-- Start of PROVIDED MATERIAL --
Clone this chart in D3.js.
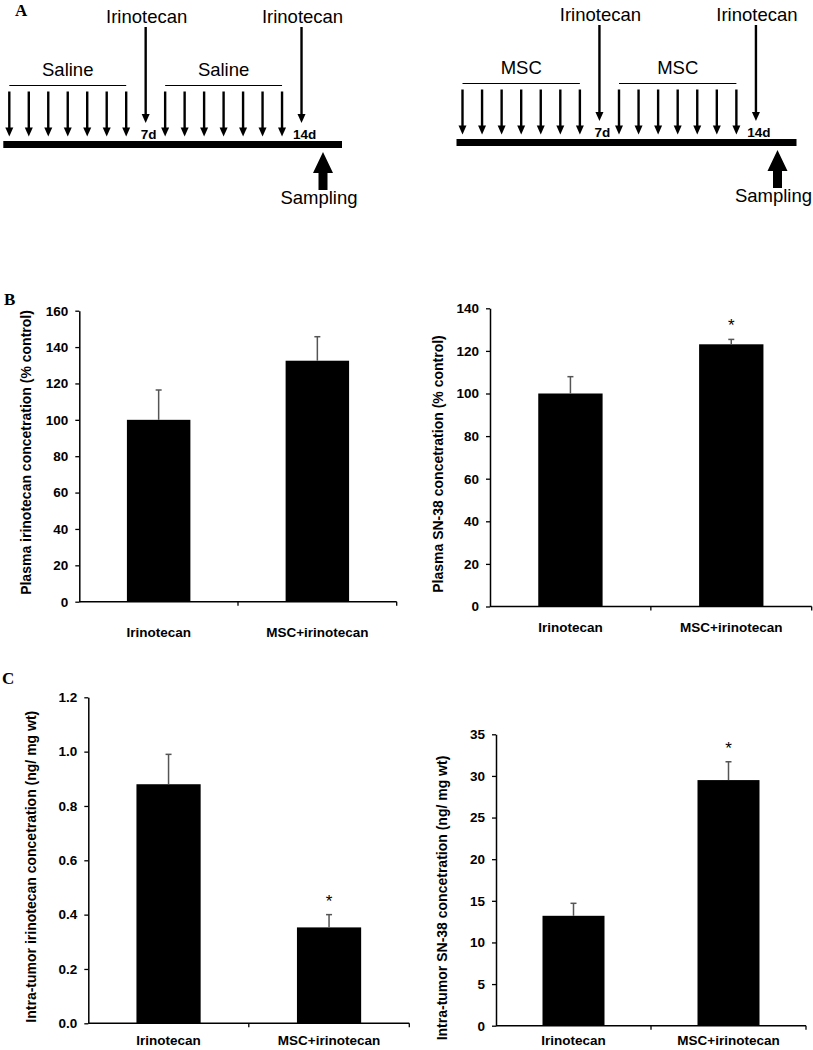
<!DOCTYPE html>
<html>
<head>
<meta charset="utf-8">
<script src="https://cdn.jsdelivr.net/npm/d3@7"></script>
<style>
  html, body { margin: 0; padding: 0; background: #fff; }
  svg { display: block; }
  text { font-family: "Liberation Sans", Arial, sans-serif; }
</style>
</head>
<body>
<script>
// ---------------- DATA ----------------
const categories = ["Irinotecan", "MSC+irinotecan"];

const plasmaIrinotecan = [100, 132.5];
const plasmaIrinotecanErr = [16.4, 13.2];
const plasmaIrinotecanSig = [false, false];
const plasmaIrinotecanTicks = [0, 20, 40, 60, 80, 100, 120, 140, 160];

const plasmaSN38 = [100, 123.1];
const plasmaSN38Err = [7.9, 2.3];
const plasmaSN38Sig = [false, true];
const plasmaSN38Ticks = [0, 20, 40, 60, 80, 100, 120, 140];

const tumorIrinotecan = [0.88, 0.353];
const tumorIrinotecanErr = [0.11, 0.047];
const tumorIrinotecanSig = [false, true];
const tumorIrinotecanTicks = [0, 0.2, 0.4, 0.6, 0.8, 1.0, 1.2];

const tumorSN38 = [13.2, 29.5];
const tumorSN38Err = [1.5, 2.2];
const tumorSN38Sig = [false, true];
const tumorSN38Ticks = [0, 5, 10, 15, 20, 25, 30, 35];

// schedule (panel A)
const doseDays1 = [0, 1, 2, 3, 4, 5, 6];
const doseDays2 = [8, 9, 10, 11, 12, 13, 14];
const irinotecanDays = [7, 15];
const irinotecanDayLabels = ["7d", "14d"];
const samplingDay = 16;
const leftGroupLabel = "Saline";
const rightGroupLabel = "MSC";

// ---------------- DRAW ----------------
const W = 813, H = 1050;
const svg = d3.select("body").append("svg").attr("width", W).attr("height", H);
svg.append("rect").attr("width", W).attr("height", H).attr("fill", "#fff");

// panel letters
const letterFont = '"Liberation Serif", "Times New Roman", serif';
[["A", 15, 16], ["B", 4, 305], ["C", 2, 684]].forEach(([t, x, y]) => {
  svg.append("text").attr("x", x).attr("y", y).text(t)
    .style("font-family", letterFont).style("font-weight", "bold").style("font-size", "17px");
});

function arrowDown(g, x, yTop, yTip) {
  const hl = 9, hw = 4;
  g.append("line").attr("x1", x).attr("x2", x).attr("y1", yTop).attr("y2", yTip - hl + 1)
    .attr("stroke", "#000").attr("stroke-width", 2.4);
  g.append("path").attr("d", `M${x - hw},${yTip - hl} L${x + hw},${yTip - hl} L${x},${yTip} Z`)
    .attr("fill", "#000");
}

function drawSchedule(rangeX, yShift, groupLabel) {
  const g = svg.append("g").attr("transform", `translate(0,${yShift})`);
  const x = d3.scaleLinear().domain([0, samplingDay]).range(rangeX);
  // thick timeline bar
  g.append("rect").attr("x", x(0) - 6).attr("y", 141).attr("width", x(samplingDay) + 21 - (x(0) - 6)).attr("height", 7)
    .attr("fill", "#000");
  // dose arrows
  [doseDays1, doseDays2].forEach(days => {
    days.forEach(d => arrowDown(g, x(d), 91.5, 136.5));
    g.append("line").attr("x1", x(d3.min(days))).attr("x2", x(d3.max(days)))
      .attr("y1", 85.5).attr("y2", 85.5).attr("stroke", "#000").attr("stroke-width", 1.2);
    g.append("text").attr("x", (x(d3.min(days)) + x(d3.max(days))) / 2).attr("y", 76)
      .attr("text-anchor", "middle").style("font-size", "18.5px").text(groupLabel);
  });
  // irinotecan arrows
  irinotecanDays.forEach((d, i) => {
    arrowDown(g, x(d), 27, 123);
    g.append("text").attr("x", x(d) + 1).attr("y", 22.5).attr("text-anchor", "middle")
      .style("font-size", "18.5px").text("Irinotecan");
    g.append("text").attr("x", x(d) + 3).attr("y", 139).attr("text-anchor", "middle")
      .style("font-size", "13.5px").style("font-weight", "bold").text(irinotecanDayLabels[i]);
  });
  // sampling arrow
  const sx = x(samplingDay) + 2;
  g.append("path").attr("d",
    `M${sx},152 L${sx + 10},173 L${sx + 4.5},173 L${sx + 4.5},190 L${sx - 4.5},190 L${sx - 4.5},173 L${sx - 10},173 Z`)
    .attr("fill", "#000");
  g.append("text").attr("x", sx - 4).attr("y", 204).attr("text-anchor", "middle")
    .style("font-size", "18.5px").text("Sampling");
}

drawSchedule([9.3, 321], 0, leftGroupLabel);
drawSchedule([462.5, 775.5], -2, rightGroupLabel);

// bar charts
function barChart(cfg) {
  const g = svg.append("g");
  const x = d3.scaleBand().domain(categories).range(cfg.xr).paddingInner(0.6).paddingOuter(0.3);
  const y = d3.scaleLinear().domain([0, d3.max(cfg.ticks)]).range(cfg.yr);
  const xb = d3.scaleBand().domain(categories).range(cfg.xr);

  // bars
  g.selectAll(".bar").data(cfg.values).join("rect")
    .attr("x", (d, i) => x(categories[i]))
    .attr("y", d => y(d))
    .attr("width", x.bandwidth())
    .attr("height", d => y(0) - y(d))
    .attr("fill", "#000");

  // error bars (upper only)
  cfg.values.forEach((v, i) => {
    const cx = x(categories[i]) + x.bandwidth() / 2;
    g.append("line").attr("x1", cx).attr("x2", cx).attr("y1", y(v)).attr("y2", y(v + cfg.err[i]))
      .attr("stroke", "#555").attr("stroke-width", 1.5);
    g.append("line").attr("x1", cx - 3).attr("x2", cx + 3).attr("y1", y(v + cfg.err[i])).attr("y2", y(v + cfg.err[i]))
      .attr("stroke", "#555").attr("stroke-width", 1.5);
    if (cfg.sig[i]) {
      g.append("text").attr("x", cx).attr("y", y(v + cfg.err[i]) - 8).attr("text-anchor", "middle")
        .style("font-size", "17px").text("*");
    }
  });

  // y axis
  const ya = g.append("g").attr("transform", `translate(${cfg.xr[0]},0)`)
    .call(d3.axisLeft(y).tickValues(cfg.ticks).tickFormat(cfg.fmt).tickSize(4).tickPadding(7).tickSizeOuter(0));
  ya.select(".domain").attr("stroke-width", 1.5);
  ya.selectAll(".tick line").attr("stroke-width", 1.3);
  ya.selectAll("text").style("font-family", '"Liberation Sans", Arial, sans-serif')
    .style("font-size", "13.5px").style("font-weight", "bold").attr("fill", "#000");

  // x axis
  const xa = g.append("g").attr("transform", `translate(0,${cfg.yr[0]})`);
  xa.append("line").attr("x1", cfg.xr[0]).attr("x2", cfg.xr[1]).attr("stroke", "#000").attr("stroke-width", 1.5);
  const bounds = categories.map(c => xb(c) + xb.bandwidth());
  xa.selectAll(".xt").data(bounds).join("line")
    .attr("x1", d => d).attr("x2", d => d).attr("y1", 0).attr("y2", 4)
    .attr("stroke", "#000").attr("stroke-width", 1.3);
  xa.selectAll(".xl").data(categories).join("text")
    .attr("x", d => xb(d) + xb.bandwidth() / 2)
    .attr("y", cfg.labelDy)
    .attr("text-anchor", "middle")
    .style("font-size", "13.5px").style("font-weight", "bold")
    .text(d => d);

  // y title
  g.append("text")
    .attr("transform", `translate(${cfg.titleX},${cfg.titleY}) rotate(-90)`)
    .attr("text-anchor", "middle").attr("dy", "0.35em")
    .style("font-size", "14px").style("font-weight", "bold")
    .text(cfg.title);
}

barChart({
  values: plasmaIrinotecan, err: plasmaIrinotecanErr, sig: plasmaIrinotecanSig, ticks: plasmaIrinotecanTicks,
  fmt: d3.format("d"), xr: [79.3, 396.7], yr: [601.7, 310.7], labelDy: 35,
  title: "Plasma irinotecan concetration (% control)", titleX: 26.5, titleY: 452.5
});
barChart({
  values: plasmaSN38, err: plasmaSN38Err, sig: plasmaSN38Sig, ticks: plasmaSN38Ticks,
  fmt: d3.format("d"), xr: [490, 811.7], yr: [606.5, 308.3], labelDy: 25,
  title: "Plasma SN-38 concetration (% control)", titleX: 438.3, titleY: 464
});
barChart({
  values: tumorIrinotecan, err: tumorIrinotecanErr, sig: tumorIrinotecanSig, ticks: tumorIrinotecanTicks,
  fmt: d3.format(".1f"), xr: [88.3, 409.3], yr: [1023.3, 697.3], labelDy: 21.5,
  title: "Intra-tumor irinotecan concetration (ng/ mg wt)", titleX: 30.7, titleY: 866.7
});
barChart({
  values: tumorSN38, err: tumorSN38Err, sig: tumorSN38Sig, ticks: tumorSN38Ticks,
  fmt: d3.format("d"), xr: [496, 806], yr: [1025.7, 734.3], labelDy: 19.5,
  title: "Intra-tumor SN-38 concetration (ng/ mg wt)", titleX: 441.7, titleY: 898
});
</script>
</body>
</html>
-- End of PROVIDED MATERIAL --
- PROBLEM TO WORK ON -
Pictures excluded, repeat exactly the lines from the top of the material through the line with "const plasmaSN38Ticks = [0, 20, 40, 60, 80, 100, 120, 140];", including both of those lines.

- RESULT OF THIS EXERCISE -
Clone this chart in D3.js.
<!DOCTYPE html>
<html>
<head>
<meta charset="utf-8">
<script src="https://cdn.jsdelivr.net/npm/d3@7"></script>
<style>
  html, body { margin: 0; padding: 0; background: #fff; }
  svg { display: block; }
  text { font-family: "Liberation Sans", Arial, sans-serif; }
</style>
</head>
<body>
<script>
// ---------------- DATA ----------------
const categories = ["Irinotecan", "MSC+irinotecan"];

const plasmaIrinotecan = [100, 132.5];
const plasmaIrinotecanErr = [16.4, 13.2];
const plasmaIrinotecanSig = [false, false];
const plasmaIrinotecanTicks = [0, 20, 40, 60, 80, 100, 120, 140, 160];

const plasmaSN38 = [100, 123.1];
const plasmaSN38Err = [7.9, 2.3];
const plasmaSN38Sig = [false, true];
const plasmaSN38Ticks = [0, 20, 40, 60, 80, 100, 120, 140];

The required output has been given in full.